In traditional forms of trading on the markets, the basic approach for success has always been ‘buy low sell high’, which means that money is made when an asset such as a share on a stock exchange rises in value. Of course, this doesn’t just apply to stocks and shares, as various commodities and bonds also operate in exactly the same way. However, what this simple method means is that there has to be a rise in value for a profit to be made. Consequently, if the price of the asset that has been purchased falls, then there is a loss and sometimes these can be substantial.
In contract for difference trades, there are several big advantages to be found over this simple buy/sell process, not least of all in the fact that CFD traders can make money when assets actually fall in value. This is called ‘short trading' or taking a short position.
Of course, ‘going short' isn't only available to CFD traders as other forms of derivative trading such as options and futures can also be used to make a profit in this way. The term ‘derivative' means that the trade doesn't involve the actual purchase or sale of an underlying asset, but the difference between CFD and older forms of derivative trades basically come down to flexibility.
In both options and futures, the position is taken over a fixed time frame, which means that a specific date or time is chosen for the trade to close right from the start. With contract for difference, the trader chooses when to close the position, which gives far greater flexibility in terms of holding a position that might prove to be even more profitable over a longer time period or closing one that threatens large losses.
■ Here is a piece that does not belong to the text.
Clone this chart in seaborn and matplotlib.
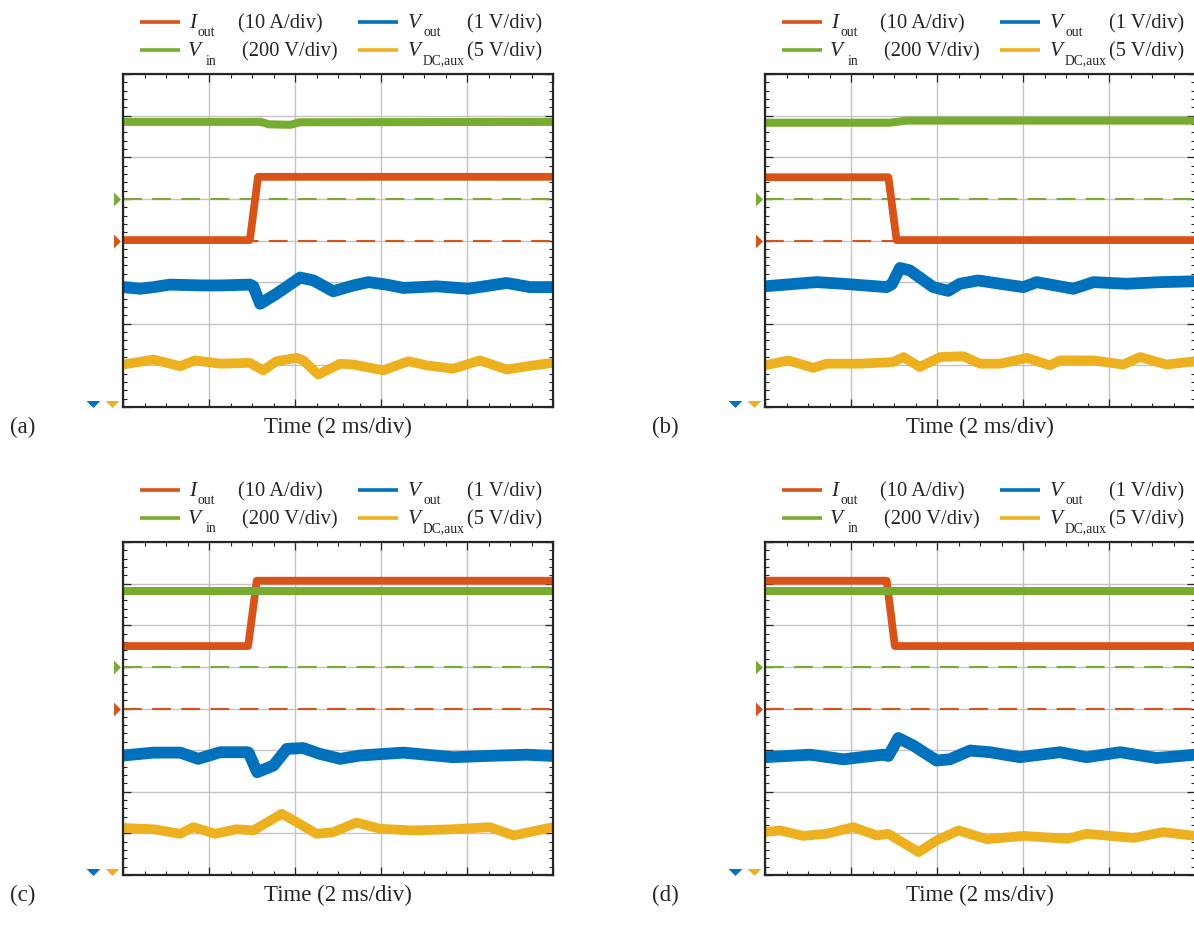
import matplotlib
matplotlib.use("Agg")
import matplotlib.pyplot as plt
import matplotlib.transforms as mtransforms
from matplotlib.lines import Line2D
from matplotlib.path import Path
from matplotlib.ticker import MultipleLocator
import seaborn as sns

# ---------------- data (time in ms, amplitude in screen divisions) ----------------
# panel (a): load step up
a_t_iout = [0.0, 2.95, 3.14, 10.0]
a_iout = [4.01, 4.01, 5.53, 5.53]
a_t_vin = [0.0, 3.2, 3.4, 3.9, 4.1, 10.0]
a_vin = [6.85, 6.85, 6.79, 6.78, 6.84, 6.85]
a_t_vout = [0.0, 0.40, 0.71, 1.09, 1.87, 2.26, 2.95, 3.03, 3.19, 3.57, 4.12, 4.43, 4.89,
            5.36, 5.71, 6.13, 6.52, 7.29, 8.03, 8.92, 9.47, 10.0]
a_vout = [2.88, 2.84, 2.88, 2.94, 2.92, 2.92, 2.94, 2.90, 2.48, 2.72, 3.11, 3.04, 2.78,
          2.92, 3.00, 2.94, 2.86, 2.90, 2.84, 2.98, 2.88, 2.88]
a_t_vdc = [0.0, 0.71, 1.33, 1.67, 2.26, 2.95, 3.26, 3.57, 4.04, 4.19, 4.54, 5.05, 5.36,
           6.05, 6.64, 7.06, 7.68, 8.30, 8.92, 9.54, 10.0]
a_vdc = [1.02, 1.14, 0.98, 1.12, 1.04, 1.06, 0.88, 1.10, 1.18, 1.12, 0.78, 1.04, 1.02,
         0.88, 1.10, 1.00, 0.92, 1.12, 0.90, 1.00, 1.06]

# panel (b): load step down
b_t_iout = [0.0, 2.87, 3.06, 10.0]
b_iout = [5.52, 5.52, 4.01, 4.01]
b_t_vin = [0.0, 2.9, 3.3, 10.0]
b_vin = [6.83, 6.83, 6.88, 6.88]
b_t_vout = [0.0, 1.20, 1.82, 2.83, 2.95, 3.14, 3.37, 3.91, 4.26, 4.53, 4.96, 5.47, 6.01,
            6.32, 7.17, 7.64, 8.41, 9.19, 10.0]
b_vout = [2.90, 3.00, 2.96, 2.88, 2.95, 3.34, 3.28, 2.88, 2.79, 2.96, 3.04, 2.96, 2.88,
          3.00, 2.84, 3.00, 2.96, 3.00, 3.02]
b_t_vdc = [0.0, 0.54, 1.12, 1.43, 2.21, 2.98, 3.22, 3.60, 4.07, 4.61, 5.00, 5.47, 6.09,
           6.63, 6.86, 7.64, 8.33, 8.72, 9.34, 10.0]
b_vdc = [1.00, 1.12, 0.94, 1.04, 1.04, 1.08, 1.20, 0.96, 1.20, 1.22, 1.04, 1.04, 1.18,
         1.00, 1.12, 1.12, 1.02, 1.20, 1.02, 1.10]

# panel (c): load step up (higher load)
c_t_iout = [0.0, 2.91, 3.11, 10.0]
c_iout = [5.50, 5.50, 7.07, 7.07]
c_t_vin = [0.0, 10.0]
c_vin = [6.83, 6.83]
c_t_vout = [0.0, 0.71, 1.33, 1.75, 2.26, 2.88, 2.92, 3.12, 3.50, 3.81, 4.19, 4.58, 5.05,
            5.51, 6.52, 7.68, 8.46, 9.39, 10.0]
c_vout = [2.87, 2.94, 2.94, 2.79, 2.95, 2.95, 2.94, 2.47, 2.63, 3.03, 3.05, 2.91, 2.79,
          2.87, 2.94, 2.83, 2.86, 2.89, 2.86]
c_t_vdc = [0.0, 0.71, 1.33, 1.64, 2.14, 2.64, 3.03, 3.69, 4.04, 4.50, 4.89, 5.43, 5.98,
           6.75, 7.68, 8.53, 9.08, 10.0]
c_vdc = [1.13, 1.10, 0.99, 1.15, 0.99, 1.10, 1.07, 1.47, 1.27, 0.99, 1.03, 1.26, 1.11,
         1.07, 1.10, 1.15, 0.95, 1.15]

# panel (d): load step down (higher load)
d_t_iout = [0.0, 2.83, 3.02, 10.0]
d_iout = [7.07, 7.07, 5.50, 5.50]
d_t_vin = [0.0, 10.0]
d_vin = [6.83, 6.83]
d_t_vout = [0.0, 1.05, 1.82, 2.75, 2.87, 3.10, 3.45, 3.99, 4.30, 4.77, 5.23, 5.93, 6.86,
            7.48, 8.26, 9.11, 10.0]
d_vout = [2.83, 2.89, 2.78, 2.89, 2.86, 3.29, 3.11, 2.75, 2.78, 2.99, 2.95, 2.83, 2.95,
          2.83, 2.95, 2.81, 2.89]
d_t_vdc = [0.0, 0.35, 0.89, 1.43, 2.05, 2.60, 2.87, 3.57, 3.99, 4.50, 5.16, 6.01, 7.02,
           7.48, 8.02, 8.57, 9.26, 10.0]
d_vdc = [1.03, 1.07, 0.94, 0.99, 1.15, 0.95, 0.99, 0.55, 0.83, 1.07, 0.86, 0.94, 0.87,
         0.99, 0.94, 0.89, 1.03, 0.94]

# reference (offset) levels in divisions
ref_vin = 5.0
ref_iout = 4.0

panel_names = ["(a)", "(b)", "(c)", "(d)"]
legend_names = ["I", "V", "V", "V"]
legend_subs = ["out", "out", "in", "DC,aux"]
legend_units = ["(10 A/div)", "(1 V/div)", "(200 V/div)", "(5 V/div)"]
xlabel_text = "Time (2 ms/div)"

panels = [
    (a_t_iout, a_iout, a_t_vin, a_vin, a_t_vout, a_vout, a_t_vdc, a_vdc),
    (b_t_iout, b_iout, b_t_vin, b_vin, b_t_vout, b_vout, b_t_vdc, b_vdc),
    (c_t_iout, c_iout, c_t_vin, c_vin, c_t_vout, c_vout, c_t_vdc, c_vdc),
    (d_t_iout, d_iout, d_t_vin, d_vin, d_t_vout, d_vout, d_t_vdc, d_vdc),
]

# ---------------- style ----------------
C_I = "#D95319"
C_VO = "#0072BD"
C_VI = "#77AC30"
C_VD = "#EDB120"
TXT = "#262626"

sns.set_theme(style="white")
plt.rcParams["font.family"] = ["Liberation Serif", "DejaVu Serif"]

W, H = 1194, 928
AXW, AXH = 430, 333
origins = [(123, 75), (765, 75), (123, 543), (765, 543)]

fig = plt.figure(figsize=(W / 100, H / 100), dpi=100)

tri_right = Path([(-0.25, 0.5), (0.25, 0.0), (-0.25, -0.5), (-0.25, 0.5)],
                 [Path.MOVETO, Path.LINETO, Path.LINETO, Path.CLOSEPOLY])
tri_down = Path([(-0.5, 0.25), (0.5, 0.25), (0.0, -0.25), (-0.5, 0.25)],
                [Path.MOVETO, Path.LINETO, Path.LINETO, Path.CLOSEPOLY])


def fx(px):
    # panel-(a) pixel x -> axes fraction
    return (px - 123) / AXW


def fy(py):
    # panel-(a) pixel y -> axes fraction
    return (408 - py) / AXH


FS_LEG = 14.8
FS_SUB = 9.8
FS_BIG = 16.5

for k, (ox, oy) in enumerate(origins):
    ax = fig.add_axes([ox / W, 1 - (oy + AXH) / H, AXW / W, AXH / H])
    t_i, v_i, t_vi, v_vi, t_vo, v_vo, t_vd, v_vd = panels[k]

    # traces
    sns.lineplot(x=t_i, y=v_i, ax=ax, color=C_I, linewidth=5.6, zorder=2.1)
    sns.lineplot(x=t_vi, y=v_vi, ax=ax, color=C_VI, linewidth=5.8, zorder=2.2)
    sns.lineplot(x=t_vo, y=v_vo, ax=ax, color=C_VO, linewidth=8.5, zorder=2.3)
    sns.lineplot(x=t_vd, y=v_vd, ax=ax, color=C_VD, linewidth=7.0, zorder=2.4)

    ax.set_xlim(0, 10)
    ax.set_ylim(0, 8)
    ax.xaxis.set_major_locator(MultipleLocator(2))
    ax.xaxis.set_minor_locator(MultipleLocator(0.5))
    ax.yaxis.set_major_locator(MultipleLocator(1))
    ax.yaxis.set_minor_locator(MultipleLocator(0.2))
    ax.set_axisbelow(True)
    ax.grid(which="major", color="#c4c4c4", linewidth=1.0)
    ax.tick_params(which="both", direction="in", top=True, right=True, bottom=True, left=True,
                   labelbottom=False, labelleft=False, color=TXT)
    ax.tick_params(which="major", length=5.5, width=0.9)
    ax.tick_params(which="minor", length=3.2, width=0.8)
    for sp in ax.spines.values():
        sp.set_color(TXT)
        sp.set_linewidth(1.6)
        sp.set_visible(True)
    ax.set_xlabel("")
    ax.set_ylabel("")

    # reference (offset) dashed lines
    ax.axhline(ref_vin, color=C_VI, lw=1.5, ls=(0, (9, 5)), zorder=2.0)
    ax.axhline(ref_iout, color=C_I, lw=1.5, ls=(0, (9, 5)), zorder=2.0)

    # offset markers outside the axes
    blend = mtransforms.blended_transform_factory(ax.transAxes, ax.transData)
    ax.plot([fx(117)], [ref_vin], marker=tri_right, ms=10, mew=0, color=C_VI,
            transform=blend, clip_on=False, ls="none")
    ax.plot([fx(117)], [ref_iout], marker=tri_right, ms=10, mew=0, color=C_I,
            transform=blend, clip_on=False, ls="none")
    ax.plot([fx(93)], [0.07], marker=tri_down, ms=10, mew=0, color=C_VO,
            transform=blend, clip_on=False, ls="none")
    ax.plot([fx(112)], [0.07], marker=tri_down, ms=10, mew=0, color=C_VD,
            transform=blend, clip_on=False, ls="none")

    # legend (drawn above the axes)
    colors = [C_I, C_VO, C_VI, C_VD]
    hx = [(140, 180), (358, 398), (140, 180), (358, 398)]
    hy = [22.5, 22.5, 50.5, 50.5]
    name_x = [189, 408, 188, 408]
    sub_x = [198, 423, 206, 423]
    base_y = [28, 28, 56, 56]
    unit_x = [238, 467, 242, 467]
    for j in range(4):
        ax.add_line(Line2D([fx(hx[j][0]), fx(hx[j][1])], [fy(hy[j]), fy(hy[j])],
                           transform=ax.transAxes, color=colors[j], lw=2.6,
                           clip_on=False, solid_capstyle="butt"))
        ax.text(fx(name_x[j]), fy(base_y[j]), legend_names[j], transform=ax.transAxes,
                fontsize=FS_LEG + 0.6, style="italic", va="baseline", ha="left", color=TXT)
        ax.text(fx(sub_x[j]), fy(base_y[j] + 8.5), legend_subs[j], transform=ax.transAxes,
                fontsize=FS_SUB, va="baseline", ha="left", color=TXT)
        ax.text(fx(unit_x[j]), fy(base_y[j]), legend_units[j], transform=ax.transAxes,
                fontsize=FS_LEG, va="baseline", ha="left", color=TXT)

    # x label
    ax.text(0.5, fy(433), xlabel_text, transform=ax.transAxes, fontsize=FS_BIG,
            color=TXT, va="baseline", ha="center")

    fig.text((10 + (ox - 123)) / W, 1 - (433 + (oy - 75)) / H, panel_names[k],
             fontsize=FS_BIG, va="baseline", ha="left", color=TXT)

fig.savefig("out.png", dpi=100)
Strategy for trading means far more than simply working out how to take a position at the right time, it must also include a risk management approach that is suited to each individual trader or investor. Although having a more flexible working basis than other derivative trades, CFDs can still be open to large losses, especially as they are a leveraged product which allows traders to take large positions with a fraction of the capital outlay that might otherwise be needed.
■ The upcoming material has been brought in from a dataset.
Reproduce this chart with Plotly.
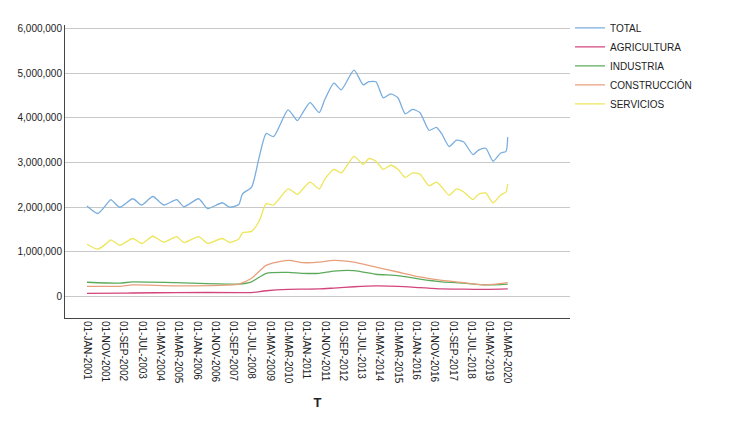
import plotly.graph_objects as go

main_dates = ["2001-01","2001-07","2001-12","2002-02","2002-07","2003-02","2003-07","2004-01","2004-07","2005-02",
"2005-06","2006-02","2006-07","2007-03","2007-07","2007-12","2008-02","2008-07","2008-11","2009-03",
"2009-07","2010-03","2010-08","2010-11","2011-03","2011-08","2011-11","2012-04","2012-08","2013-03",
"2013-08","2013-11","2014-03","2014-07","2014-11","2015-03","2015-07","2015-11","2016-03","2016-08",
"2016-12","2017-03","2017-07","2017-11","2018-03","2018-08","2018-11","2019-03","2019-07","2019-11",
"2020-02","2020-03"]
total = [2030000,1860000,2080000,2170000,2000000,2190000,2050000,2240000,2050000,2170000,
2010000,2190000,1970000,2100000,2000000,2060000,2300000,2450000,3100000,3650000,
3580000,4180000,3940000,4120000,4340000,4120000,4410000,4780000,4630000,5070000,
4740000,4810000,4810000,4450000,4540000,4450000,4090000,4190000,4120000,3720000,
3790000,3640000,3360000,3500000,3460000,3180000,3280000,3320000,3030000,3210000,
3250000,3570000]
servicios = [1170000,1060000,1200000,1270000,1150000,1300000,1190000,1350000,1220000,1340000,
1210000,1340000,1190000,1300000,1210000,1290000,1430000,1460000,1680000,2080000,
2050000,2410000,2290000,2410000,2560000,2410000,2630000,2850000,2770000,3140000,
2960000,3090000,3030000,2850000,2940000,2850000,2670000,2770000,2740000,2480000,
2560000,2450000,2270000,2410000,2340000,2170000,2290000,2320000,2100000,2270000,
2340000,2520000]

sector_dates = ["2001-01","2002-07","2003-02","2005-02","2007-12","2008-07","2009-03","2010-03","2010-11",
"2011-08","2012-04","2013-03","2014-03","2015-03","2016-03","2017-03","2018-03","2019-03","2020-03"]
construccion = [230000,230000,260000,240000,280000,410000,700000,810000,760000,770000,810000,770000,
660000,550000,440000,360000,310000,260000,310000]
industria = [320000,300000,330000,310000,280000,330000,520000,540000,520000,520000,570000,580000,
500000,470000,390000,330000,300000,260000,280000]
agricultura = [70000,75000,80000,90000,90000,90000,130000,160000,165000,170000,190000,220000,
240000,230000,200000,170000,165000,160000,170000]

tick_vals = ["2001-01-01","2001-11-01","2002-09-01","2003-07-01","2004-05-01","2005-03-01","2006-01-01",
"2006-11-01","2007-09-01","2008-07-01","2009-05-01","2010-03-01","2011-01-01","2011-11-01","2012-09-01",
"2013-07-01","2014-05-01","2015-03-01","2016-01-01","2016-11-01","2017-09-01","2018-07-01","2019-05-01","2020-03-01"]
tick_text = ["01-JAN-2001","01-NOV-2001","01-SEP-2002","01-JUL-2003","01-MAY-2004","01-MAR-2005","01-JAN-2006",
"01-NOV-2006","01-SEP-2007","01-JUL-2008","01-MAY-2009","01-MAR-2010","01-JAN-2011","01-NOV-2011","01-SEP-2012",
"01-JUL-2013","01-MAY-2014","01-MAR-2015","01-JAN-2016","01-NOV-2016","01-SEP-2017","01-JUL-2018","01-MAY-2019","01-MAR-2020"]

fig = go.Figure()
series = [("TOTAL", main_dates, total, "#7aaede"),
          ("AGRICULTURA", sector_dates, agricultura, "#d3457c"),
          ("INDUSTRIA", sector_dates, industria, "#5cab5c"),
          ("CONSTRUCCIÓN", sector_dates, construccion, "#e8a07c"),
          ("SERVICIOS", main_dates, servicios, "#ede65a")]
for name, d, v, c in series:
    fig.add_trace(go.Scatter(x=d, y=v, name=name, mode="lines",
                             line=dict(color=c, width=1.3, shape="spline", smoothing=0.6)))

fig.update_layout(
    width=750, height=442, paper_bgcolor="white", plot_bgcolor="white",
    margin=dict(l=57, r=188, t=5, b=132),
    font=dict(family="Liberation Sans, Arial", size=10, color="#222"),
    showlegend=True,
    legend=dict(x=1.0, y=1.04, xanchor="left", yanchor="top", font=dict(size=10),
                tracegroupgap=0, itemwidth=30),
    xaxis=dict(type="date", range=["2000-01-01", "2023-01-01"], tickvals=tick_vals, ticktext=tick_text,
               tickangle=90, showgrid=False, showline=True, linecolor="#444", ticks="",
               title=dict(text="<b>T</b>", font=dict(size=13)), zeroline=False),
    yaxis=dict(range=[-480000, 6080000], tickvals=[0,1000000,2000000,3000000,4000000,5000000,6000000],
               tickformat=",d", showgrid=True, gridcolor="#c8c8c8", showline=True, linecolor="#444",
               zeroline=False, ticks=""),
)
fig.write_html("out.html")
Thankfully there are built-in tools such as stop-loss orders which can and should be used in CFD trades. Essentially, these are limiting points that are chosen when a trade is opened, and which guarantee it will be automatically closed if a certain point or situation is reached. Although this doesn't mean that CFDs are immune from being loss-making, it does mean that limits and safeguards can be put in place quite easily that offer protection from catastrophic failure.
Taking a short position should not be confused with short-term trading, which is something else entirely, but also provides a major part of the attraction for CFDs. Once again, financial instruments such as futures and options operate over long-time frames which means that profits or losses are delayed. So-called ‘day trading' has long been a feature of the stock exchange around the world, where more volatile shares have been targeted for quick turnarounds. As CFD trades are based on the fluctuations in value of any asset, they can be applied to a wide range of difference markets and are perfectly suited to work on an extremely short time frame, be that minutes or even seconds.
Evaluating short-term price movements within a specific market is one of the key skills needed to become a successful CFD trader. Different strategies can be employed to try and gain an edge, and tried and tested evaluation methods such as technical analysis can be used to great effect.
CFD trading differs from other forms of trading and investments in another extremely important area. For some traders, especially those involved in stocks and shares, having some form of 'emotional involvement' is part and parcel of their investment strategy. This can range from buying assets that are ‘ethical' or ‘green' to supporting new developments which might have a personal connection in some way. It can also mean simply using knowledge accrued from experience in other areas of life and making trading choices based on a ‘gut feeling' that something will work out to make a profit.
When it comes to CFDs, this approach can lead to losses. Quite simply, any emotional attachment to a trading position that has been taken can lead to extending, or holding, that trade open for too long. Hoping that a situation can turn around can lead to margin calls on leveraged products such as CFDs, and that can be a fatal economic blow in the worst scenarios. By taking emotion out of the equation and using data and knowledge of CFD trades built up by experience, a more objective frame of mind can be used to make successful trades.
The idea of emotionless trading is one of the reasons that forex markets are so popular with CFD traders, and within that sector, why the interest in cryptocurrency markets is so high. As well as being something of an abstract asset to choose that offers little or no opportunity to become emotionally involved in outcomes, forex markets can also be very volatile, which is good news for contract for difference trades.
Due to the fact that when asset values fall CFD traders can still make money, it is obvious that taking emotion out of the decision-making process is key to success, and that choosing volatile markets such as forex pairs is also a good idea. With so much real-time data available online for forex exchange rates, these markets are fertile ground for making a profit from CFD trades whether that involves taking a short or long position or even using the option to hold a position open for longer.